Isso representa uma mudança na mentalidade corporativa?

Com certeza. Hoje, as grandes corporações sabem da importância de atuar nas áreas de responsabilidade social e/ou ambiental.

Mas essa mudança pode ser apenas uma estratégia para abrir novos mercados.

Sim, pode ser. Muitas delas têm negócios nos países onde a Room to Read atua. Mas sou pragmático. Eu lhes digo: “Ótimo, nos deem dinheiro e vamos fazer com que as coisas aconteçam.” Elas poderiam deixar a tarefa da educação para o governo. Seria mais rentável investir no desenvolvimento do mercado de modo mais imediato. Afinal, investir na educação requer visão de longo prazo.
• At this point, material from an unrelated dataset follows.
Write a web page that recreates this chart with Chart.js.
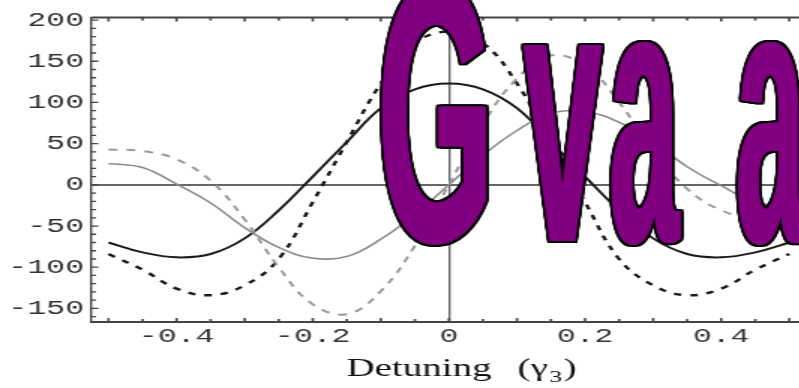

Qual é o seu conselho para quem quer mudar de vida, mas não tem coragem?

Meu conselho é: comecem a mudar agora. É triste ver o tempo passando e a pessoa não fazer aquilo em que acredita.

Não é uma regra fixa, mas, quando as pessoas vão atrás de seus sonhos, elas se tornam mais felizes. Claro que existem riscos. Viver, em si, já é um risco. E não existe risco maior do que viver na infelicidade.

Agora que o seu trabalho já é reconhecido, quais são os planos para o futuro?

Nós queremos atender pelo menos dez milhões de crianças. Serão três milhões em 2010. Acreditamos que até 2020 teremos cumprido essa nossa meta.

As crianças do Brasil fazem parte desses planos?

Sim, as pessoas que tenho encontrado falam muito na necessidade de trazer nosso projeto para cá. Principalmente as bibliotecas, que são fáceis de ser criadas e podem ser implantadas em diversas regiões.

E qual é o seu recado especial para os leitores brasileiros?

O Brasil é um país muito criativo. Então, por favor, brasileiros, me enviem as suas ideias para que possamos levar educação para um número cada vez maior de crianças.